Scrapping Applied General qualifications, the most well known of which is the BTEC, would be ‘reckless’ according to a joint statement from the Association of School and College Leaders (ASCL) and the Sixth Form Colleges Association (SFCA).
The warning comes as the government launches a consultation on the future of post-16 qualifications at Level 3 and below. The consultation is on ‘only providing public funding for qualifications that meet key criteria on quality, purpose, necessity and progression’ and ‘not providing public funding for qualifications for 16 to 19 year olds that overlap with T Levels or A Levels’. T Levels are the government’s new technical qualification which will be introduced in 2020, and will be considered equivalent to A Levels. The prime minister has previously said that they will be the ‘gold-standard’ for vocational qualifications.
The ASCL and SFCA say that the terms of the consultation suggest that it is ‘loaded towards a conclusion which will sound the death knell for Applied General qualifications’. Among their concerns is that if Applied General qualifications are scrapped students would be forced to choose either an entirely academic route and take only A-levels, or a solely vocational route and take only T Levels, rather than mixing qualifications as they are able to do at present. They say that such a ‘binary divide’ would not be in the interests of students. They also point out that T Levels are currently ‘untried and untested’ and therefore discontinuing alternative vocational qualifications would be premature. Their statement also warns that the disruption and additional workload of overhauling many programmes of study would be challenging for ‘a sector which is particularly poorly funded by the government.’
Geoff Barton, general secretary of the ASCL, said: ‘We very much hope that T Levels are a success. However, that should not be at the expense of a qualification which is proven and popular. Sceptics might be inclined to think that the government has spent so much time heralding the advent of T Levels that it is now intent on clearing the path of any potential competition.’
Bill Watkin, chief executive of the SFCA, commented: ‘The government may see the introduction of T Levels as the best way to address the skills gap, about which it is, quite rightly, concerned. But this should not be at the expense of Applied Generals – these qualifications help young people to acquire the skills that our economy and society need and we will be making the strongest possible case to ensure they have a secure future’.
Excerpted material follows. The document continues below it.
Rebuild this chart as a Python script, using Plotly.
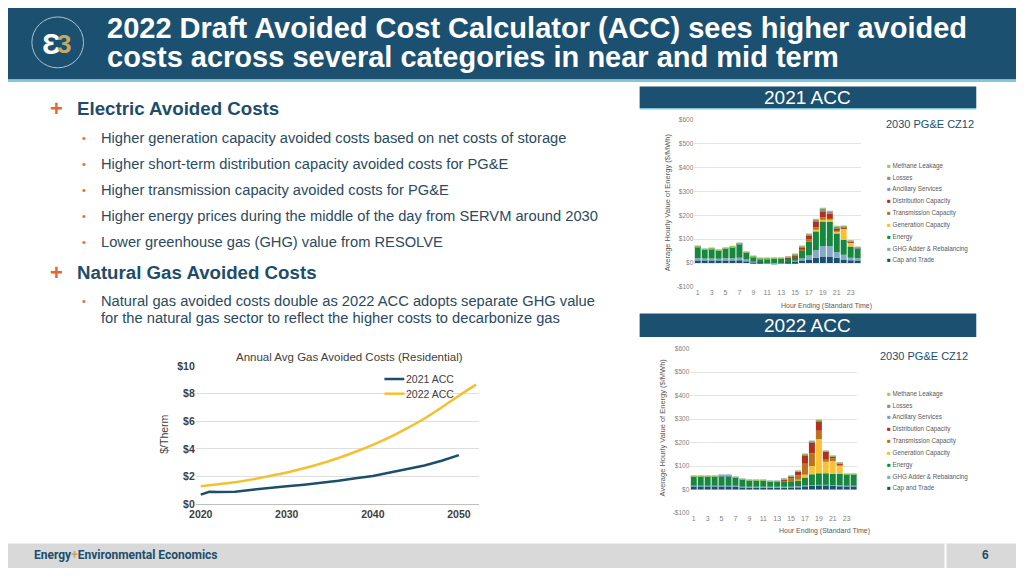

Launching the consultation education secretary Damian Hinds said ‘We have made huge progress to boost the quality of education and training on offer for young people. From 2020 we will start to roll out new T Levels which will offer young people high-quality technical courses alongside our world class A Levels’, adding ‘We can’t legislate for parity of esteem between academic and technical routes post 16. But we can improve the quality of the options out there and by raising quality, more students and parents will trust these routes’.